アメリカン・スナイパー

アメリカン・スナイパー

AMERICAN SNIPER

2015年2月28日 TOHOシネマズ市川コルトンプラザにて

(2014年:アメリカ:132分:監督 クリント・イーストウッド)

 考えてみれば、アメリカが作る戦争映画ってあまり観た事がありませんでした。

年代的に1980年代が映画を見始めた10代で、丁度、ベトナム戦争映画が真っ盛りで、戦争映画というのは

怖いものだ、と思うようになったのを思い出します。

40代になってDVDで『ディア・ハンター』『フルメタル・ジャケット』など名作といわれるものをやっと観たのです。

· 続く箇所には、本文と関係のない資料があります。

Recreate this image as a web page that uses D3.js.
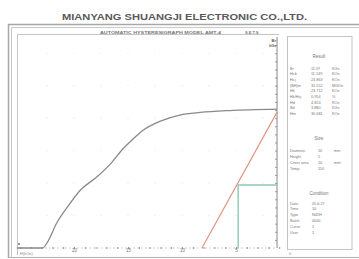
<!DOCTYPE html>
<html>
<head>
<meta charset="utf-8">
<script src="https://cdn.jsdelivr.net/npm/d3@7"></script>
<style>
  body { margin: 0; background: #fff; }
  svg { display: block; font-family: "Liberation Sans", Arial, sans-serif; }
</style>
</head>
<body>
<svg id="chart"></svg>
<script>
// demag curve (H in kOe, B in kGs)
const curveH = [25.3, 25, 22.9, 22.5, 21.6, 20.6, 19.4, 17.9, 16.6, 15.56, 14.63, 13.7, 12.0, 10.2, 8.3, 5.6, 1.2];
const curveB = [0, 0, 0, 0.31, 1.54, 2.53, 3.57, 4.37, 5.2, 6.04, 6.65, 7.21, 7.82, 8.19, 8.35, 8.47, 8.56];

// load line and working point
const loadH = [8.15, 1.2];
const loadB = [0, 8.37];
const workH = 4.8;
const workB = 3.88;

const hTicks = [20, 15, 10, 5, 0];
const bAxisH = 1.2;

const resultLabels = ["Br", "Hcb", "Hcj", "(BH)m", "Hk", "Hk/Hcj", "Hd", "Bd", "Hm"];
const resultValues = ["11.97", "11.149", "24.863", "31.552", "23.712", "0.954", "4.824", "3.880", "30.081"];
const resultUnits = ["KGs", "KOe", "KOe", "MGOe", "KOe", "%", "KOe", "KGs", "KOe"];

const sizeLabels = ["Diameter", "Height", "Cross area", "Temp."];
const sizeValues = ["10", "5", "20", "110"];
const sizeUnits = ["mm", "", "mm\u00b2", ""];

const condLabels = ["Date", "Time", "Type", "Batch", "Curve", "User"];
const condValues = ["05.6.27", "10", "N45H", "0000", "1", "1"];

const width = 359, height = 259;

const svg = d3.select("#chart")
  .attr("width", width)
  .attr("height", height);

svg.append("rect").attr("width", width).attr("height", height).attr("fill", "#fff");

// company title
svg.append("text")
  .attr("x", 62).attr("y", 19.5)
  .attr("textLength", 245).attr("lengthAdjust", "spacingAndGlyphs")
  .attr("font-size", 8.5).attr("font-weight", "bold")
  .attr("fill", "#5a5a5a")
  .text("MIANYANG SHUANGJI ELECTRONIC CO.,LTD.");

// outer frame (double line)
svg.append("path")
  .attr("d", "M8.5,258 V24.5 H359")
  .attr("fill", "none").attr("stroke", "#a8a8a8").attr("stroke-width", 1.5);
svg.append("path")
  .attr("d", "M11.5,258 V27.5 H359")
  .attr("fill", "none").attr("stroke", "#c8c8c8").attr("stroke-width", 1);
svg.append("line")
  .attr("x1", 8).attr("x2", 359).attr("y1", 257.5).attr("y2", 257.5)
  .attr("stroke", "#b0b0b0").attr("stroke-width", 1.2);

// inner plot frame
svg.append("path")
  .attr("d", "M17.5,255 V34.5 H279")
  .attr("fill", "none").attr("stroke", "#c4c4c4").attr("stroke-width", 1);

svg.append("text")
  .attr("x", 100).attr("y", 33.5)
  .attr("textLength", 121).attr("lengthAdjust", "spacingAndGlyphs")
  .attr("font-size", 4).attr("font-weight", "bold").attr("fill", "#777")
  .text("AUTOMATIC HYSTERESIGRAPH MODEL AMT-4");
svg.append("text")
  .attr("x", 245).attr("y", 33.5)
  .attr("font-size", 4).attr("font-weight", "bold").attr("fill", "#777")
  .text("S.E.T.S.");

// scales
const x = d3.scaleLinear().domain([25, 0]).range([20, 290]);
const y = d3.scaleLinear().domain([0, 13]).range([248, 37]);

// faint grid dots
const gridH = d3.range(2.5, 25, 2.5);
const gridB = d3.range(2, 13, 2);
gridH.forEach(h => gridB.forEach(b => {
  svg.append("circle")
    .attr("cx", x(h)).attr("cy", y(b)).attr("r", 0.6)
    .attr("fill", "#e2e2e2");
}));

// bottom axis
const bottomAxis = svg.append("g")
  .attr("transform", `translate(0,${y(0)})`)
  .call(d3.axisBottom(x)
    .tickValues(d3.range(1, 26, 1))
    .tickSize(2)
    .tickFormat(d => hTicks.includes(d) ? d : ""));
bottomAxis.select(".domain").attr("stroke", "#cfcfcf").attr("stroke-dasharray", "2,2");
bottomAxis.selectAll(".tick line").attr("stroke", "#999").attr("y1", -1).attr("y2", 1);
bottomAxis.selectAll(".tick text")
  .attr("font-size", 4.5).attr("fill", "#777").attr("dy", "0.2em").attr("y", 3);
bottomAxis.select(".domain").attr("d", `M17,0H${x(bAxisH)}`);

svg.append("text")
  .attr("x", 20).attr("y", 254.5)
  .attr("font-size", 4).attr("fill", "#888")
  .text("H(kOe)");
svg.append("circle")
  .attr("cx", 19).attr("cy", 244).attr("r", 0.9).attr("fill", "#666");

// right B axis
const rightAxis = svg.append("g")
  .attr("transform", `translate(${x(bAxisH)},0)`)
  .call(d3.axisLeft(y)
    .tickValues(d3.range(0.5, 13, 0.5))
    .tickSize(2)
    .tickFormat(""));
rightAxis.select(".domain").attr("stroke", "#888").attr("stroke-width", 1).attr("d", `M0,${y(0)}V${y(13)}`);
rightAxis.selectAll(".tick line").attr("stroke", "#999");

svg.append("text")
  .attr("x", x(bAxisH) - 1).attr("y", 41.5)
  .attr("text-anchor", "end").attr("font-size", 4).attr("font-weight", "bold").attr("fill", "#555")
  .text("Br");
svg.append("text")
  .attr("x", x(bAxisH) - 1).attr("y", 46.5)
  .attr("text-anchor", "end").attr("font-size", 3.6).attr("font-weight", "bold").attr("fill", "#555")
  .text("kGs");

// curve
const curveData = curveH.map((h, i) => ({ h, b: curveB[i] }));
svg.append("path")
  .datum(curveData)
  .attr("d", d3.line().x(d => x(d.h)).y(d => y(d.b)).curve(d3.curveMonotoneX))
  .attr("fill", "none").attr("stroke", "#8a8a8a").attr("stroke-width", 1.3);

// load line
const loadData = loadH.map((h, i) => ({ h, b: loadB[i] }));
svg.append("path")
  .datum(loadData)
  .attr("d", d3.line().x(d => x(d.h)).y(d => y(d.b)))
  .attr("fill", "none").attr("stroke", "#e39484").attr("stroke-width", 1.2);

// working point guides
svg.append("path")
  .attr("d", `M${x(workH)},${y(0)}V${y(workB)}H${x(bAxisH)}`)
  .attr("fill", "none").attr("stroke", "#8ec9b5").attr("stroke-width", 1.4);

// right panel
svg.append("rect")
  .attr("x", 287.5).attr("y", 36.5).attr("width", 64.5).attr("height", 213)
  .attr("fill", "#fff").attr("stroke", "#c4c4c4").attr("stroke-width", 1);

const txtColor = "#777";
function heading(t, yy) {
  svg.append("text").attr("x", 319).attr("y", yy)
    .attr("text-anchor", "middle").attr("font-size", 4.5).attr("fill", txtColor).text(t);
}
function rows(labels, values, units, y0, dy, vx, ux) {
  labels.forEach((l, i) => {
    const yy = y0 + i * dy;
    svg.append("text").attr("x", 290).attr("y", yy).attr("font-size", 3.8).attr("fill", txtColor).text(l);
    svg.append("text").attr("x", vx).attr("y", yy).attr("font-size", 3.8).attr("fill", txtColor).text(values[i]);
    if (units) svg.append("text").attr("x", ux).attr("y", yy).attr("font-size", 3.8).attr("fill", txtColor).text(units[i]);
  });
}
heading("Result", 57.5);
rows(resultLabels, resultValues, resultUnits, 69.5, 5.7, 311, 332);
heading("Size", 139.5);
rows(sizeLabels, sizeValues, sizeUnits, 151.5, 6, 318, 334);
heading("Condition", 194.5);
rows(condLabels, condValues, null, 204.5, 5.8, 312, 0);

svg.append("text").attr("x", 289).attr("y", 255).attr("font-size", 4).attr("fill", "#888").text("0");
</script>
</body>
</html>
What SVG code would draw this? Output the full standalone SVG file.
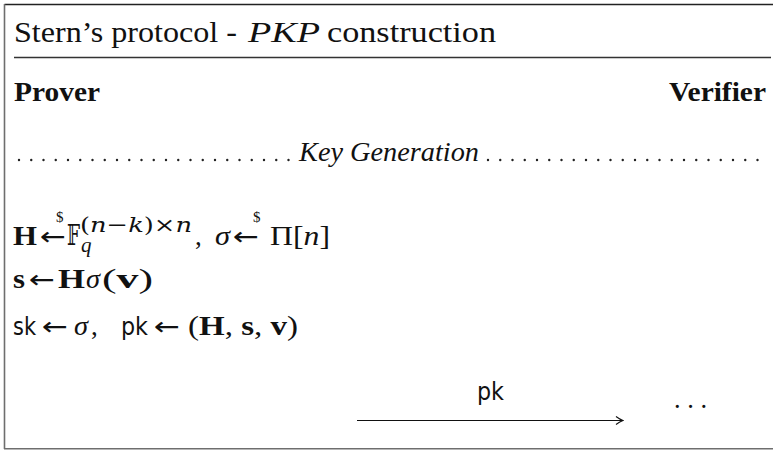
<svg xmlns="http://www.w3.org/2000/svg" width="773" height="450" viewBox="0 0 773 450">
<defs>
<style>
.tt{font-family:"Liberation Serif",serif;font-size:29px;fill:#111}
.it{font-style:italic}
.hd{font-family:"Liberation Serif",serif;font-size:28px;font-weight:bold;fill:#111}
.kg{font-family:"Liberation Serif",serif;font-size:27px;font-style:italic;fill:#111}
.m{font-family:"Liberation Serif","DejaVu Serif",serif;font-size:27px;fill:#111}
.b{font-weight:bold}
.sm{font-size:21px}
.ds{font-family:"DejaVu Serif","DejaVu Sans",serif}
.ar{font-family:"DejaVu Sans",sans-serif;font-size:25px;fill:#111}
.dl{font-family:"Liberation Serif",serif;font-size:15px;fill:#111}
.sf{font-family:"DejaVu Sans","Liberation Sans",sans-serif;font-size:24px;fill:#111}
.dots{stroke:#222;stroke-width:2.4;stroke-linecap:round;stroke-dasharray:0 12.25}
</style>
<marker id="ah" viewBox="0 0 10 10" refX="9" refY="5" markerWidth="10" markerHeight="10" markerUnits="userSpaceOnUse" orient="auto">
<path d="M2,1 Q6,4 9,5 Q6,6 2,9" fill="none" stroke="#111" stroke-width="1.1"/>
</marker>
</defs>
<g id="frame">
<line x1="4.5" y1="4.5" x2="773" y2="4.5" stroke="#222" stroke-width="1.6"/>
<line x1="4.5" y1="4" x2="4.5" y2="449" stroke="#6e6e6e" stroke-width="1.6"/>
<line x1="4" y1="448.8" x2="773" y2="448.8" stroke="#6e6e6e" stroke-width="1.6"/>
<line x1="14" y1="57.5" x2="771" y2="57.5" stroke="#333" stroke-width="1.4"/>
</g>
<g id="title">
<text class="tt" x="14" y="42" textLength="223" lengthAdjust="spacingAndGlyphs">Stern’s protocol -</text>
<text class="tt it" x="248" y="42" textLength="72" lengthAdjust="spacingAndGlyphs">PKP</text>
<text class="tt" x="327" y="42" textLength="169" lengthAdjust="spacingAndGlyphs">construction</text>
</g>
<g id="prover"><text class="hd" x="14" y="101" textLength="86" lengthAdjust="spacingAndGlyphs">Prover</text></g>
<g id="verifier"><text class="hd" x="669" y="101" textLength="97" lengthAdjust="spacingAndGlyphs">Verifier</text></g>
<g id="keygen">
<line class="dots" x1="19" y1="160" x2="296" y2="160"/>
<text class="kg" x="299" y="161" textLength="180" lengthAdjust="spacingAndGlyphs">Key Generation</text>
<line class="dots" x1="488" y1="160" x2="766" y2="160"/>
</g>
<g id="line1">
<text class="m b" x="13" y="245" textLength="24" lengthAdjust="spacingAndGlyphs">H</text>
<text class="ar" x="40" y="245" textLength="26" lengthAdjust="spacingAndGlyphs">←</text>
<text class="dl" x="56" y="222">$</text>
<text class="m ds" x="67" y="245" textLength="13" lengthAdjust="spacingAndGlyphs">𝔽</text>
<text class="m sm ds" x="80" y="232" textLength="112" lengthAdjust="spacingAndGlyphs">(<tspan class="it">n</tspan>−<tspan class="it">k</tspan>)×<tspan class="it">n</tspan></text>
<text class="m sm it" x="81" y="252">q</text>
<text class="m" x="195" y="245">,</text>
<text class="m it" x="215" y="245" textLength="15" lengthAdjust="spacingAndGlyphs">σ</text>
<text class="ar" x="233" y="245" textLength="26" lengthAdjust="spacingAndGlyphs">←</text>
<text class="dl" x="253" y="222">$</text>
<text class="m" x="270" y="245" textLength="60" lengthAdjust="spacingAndGlyphs">Π[<tspan class="it">n</tspan>]</text>
</g>
<g id="line2">
<text class="m b" x="13" y="288" textLength="12" lengthAdjust="spacingAndGlyphs">s</text>
<text class="ar" x="29" y="288" textLength="26" lengthAdjust="spacingAndGlyphs">←</text>
<text class="m b" x="58" y="288" textLength="27" lengthAdjust="spacingAndGlyphs">H</text>
<text class="m it" x="86" y="288" textLength="14" lengthAdjust="spacingAndGlyphs">σ</text>
<text class="m" x="102" y="288" textLength="51" lengthAdjust="spacingAndGlyphs">(<tspan class="b">v</tspan>)</text>
</g>
<g id="line3">
<text class="sf" x="13" y="335" textLength="23" lengthAdjust="spacingAndGlyphs">sk</text>
<text class="ar" x="42" y="335" textLength="26" lengthAdjust="spacingAndGlyphs">←</text>
<text class="m it" x="74" y="335" textLength="14" lengthAdjust="spacingAndGlyphs">σ</text>
<text class="m" x="91" y="335">,</text>
<text class="sf" x="121" y="335" textLength="27" lengthAdjust="spacingAndGlyphs">pk</text>
<text class="ar" x="154" y="335" textLength="26" lengthAdjust="spacingAndGlyphs">←</text>
<text class="m" x="188" y="335" textLength="110" lengthAdjust="spacingAndGlyphs">(<tspan class="b">H</tspan>, <tspan class="b">s</tspan>, <tspan class="b">v</tspan>)</text>
</g>
<g id="connectors">
<line x1="357" y1="420.5" x2="623" y2="420.5" stroke="#111" stroke-width="1.2" marker-end="url(#ah)"/>
<text class="sf" x="477" y="400" textLength="27" lengthAdjust="spacingAndGlyphs">pk</text>
</g>
<g id="verifier-dots"><text class="m" x="674" y="408" textLength="33" lengthAdjust="spacingAndGlyphs">. . .</text></g>
</svg>
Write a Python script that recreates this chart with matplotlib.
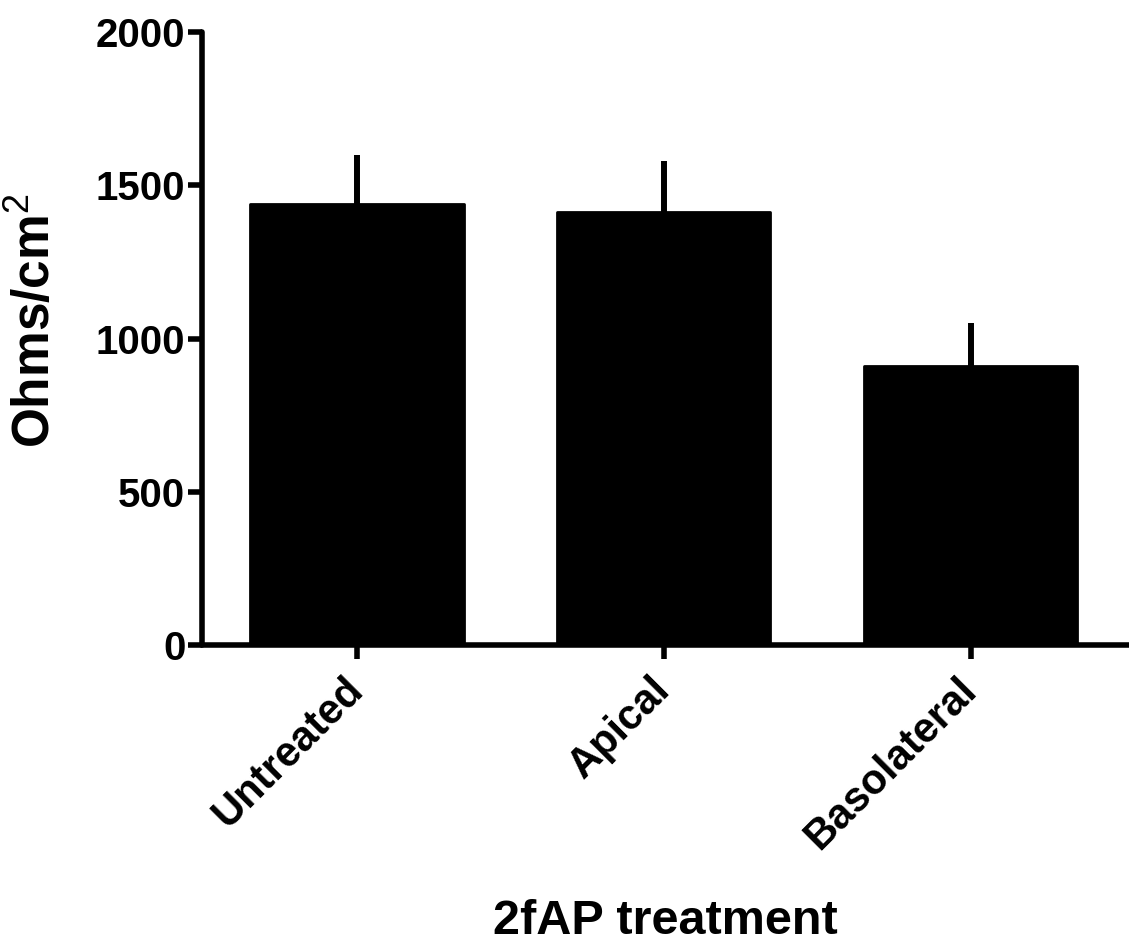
import numpy as np
import matplotlib.pyplot as plt

plt.rcParams['font.family'] = ['Liberation Sans', 'DejaVu Sans']
plt.rcParams['font.weight'] = 'bold'
plt.rcParams['mathtext.fontset'] = 'custom'
plt.rcParams['mathtext.rm'] = 'Liberation Sans:weight=normal'
plt.rcParams['mathtext.it'] = 'Liberation Sans:weight=normal'

groups = ["Untreated", "Apical", "Basolateral"]
means = [1439, 1413, 910]
sem = [160, 166, 141]

fig = plt.figure(figsize=(11.29, 9.48), dpi=100)
ax = fig.add_axes([0.1789, 0.3196, 0.8211, 0.6466])

x = np.arange(len(groups))
ax.errorbar(x, means, yerr=[np.zeros(len(sem)), sem], fmt='none', ecolor='black',
            elinewidth=4.3, capsize=0, zorder=1)
ax.bar(x, means, width=0.694, color='black', edgecolor='black', linewidth=2,
       joinstyle='round', zorder=2)

ax.set_xlim(-0.505, 2.515)
ax.set_ylim(0, 2000)
ax.set_yticks([0, 500, 1000, 1500, 2000])
ax.set_xticks(x)
ax.set_xticklabels(groups, rotation=45, ha='right', va='center', rotation_mode='anchor')

for s in ['top', 'right']:
    ax.spines[s].set_visible(False)
for s in ['left', 'bottom']:
    ax.spines[s].set_linewidth(4)
    ax.spines[s].set_capstyle('round')

ax.tick_params(axis='both', width=4, length=10, direction='out')
ax.tick_params(axis='x', labelsize=30, pad=18)
ax.tick_params(axis='y', labelsize=29, pad=2)

ax.set_ylabel("Ohms/cm$^{2}$", fontsize=37, fontweight='bold', va='center', ha='center')
ax.yaxis.set_label_coords(-0.180, 0.530)
ax.set_xlabel("2fAP treatment", fontsize=35, fontweight='bold', va='top')
ax.xaxis.set_label_coords(0.4995, -0.415)

fig.savefig("out.png", dpi=100)
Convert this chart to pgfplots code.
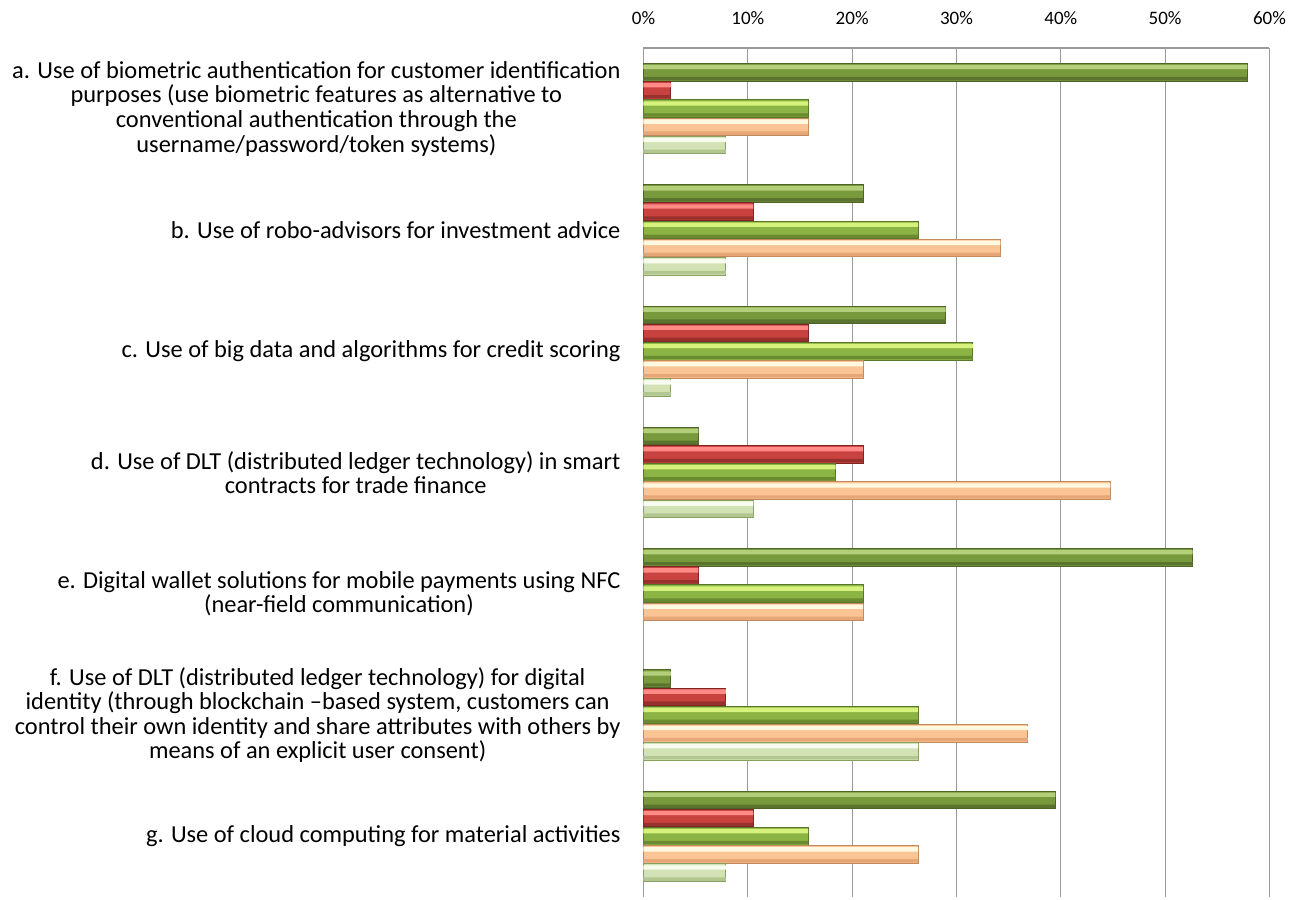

 クリント・イーストウッド監督は『硫黄島からの手紙』他、戦争映画もたくさん手がけていますが、私はあえて

観ていません。どうもアメリカが描く戦争は興味がないというか。

しかし、タイム・ハズ・チェンジ。もう、戦争映画で気分爽快、勧善懲悪、すっきり、なんてことはないですねぇ。

かといって、声高に戦争反対、と訴えても戦争はなくならない、という気もします。

 この映画は、実在したイラク戦争での名狙撃手、伝説と呼ばれるまでになったクリス・カイルの物語です。

映画の冒頭、イラク(撮影はモロッコ)で、女性から少年に爆弾が渡されるのを狙撃するという衝撃的な

シーンから始まります。

女子どもとはいえ、そのまま見過ごせば、アメリカ軍がやられてしまう。

よく、狙撃の時に片目をつぶって標準を合わせますが、カイルは両目をしっかりあけて狙撃します。

 しかし、そんなカイルもアメリカでは、普通に結婚し、子どもが2人生まれ、奥さんはイラクに派遣される事を

嫌がるようになります。

派遣と字幕ではなっていましたが、Tour One とか、Tour Twoと「ツアー」と言うのですね。

日本でツアーというと、旅行などで使われますが、戦争派遣もツアーでありました。

 さて、伝説と言われるぐらいの名狙撃手のカイルですが、派遣も4回目になると精神的に疲労してきます。

もちろん、「国を守るためだ」と言いますが、戦場での緊張はじわじわとカイルを蝕んでいきます。

しかし、カイルを蝕むのは「イラク戦争」だけではありませんでした。

驚愕のラストだったのですが、これは実話なのでアメリカでは有名な話なのでしょう。

 最後に実際のクリス・カイルの写真が出ますが、映画で演じたブラッドリー・クーパーはそっくりです。

顔が似ているというより、もう、体つきから何からそっくりなので驚きました。

ラストのクレジットタイトルは音楽を流さず、無音。

それもこの映画にふさわしく、観ている間よりも、見終った後にじわじわと腹に来る、どっしりとした映画。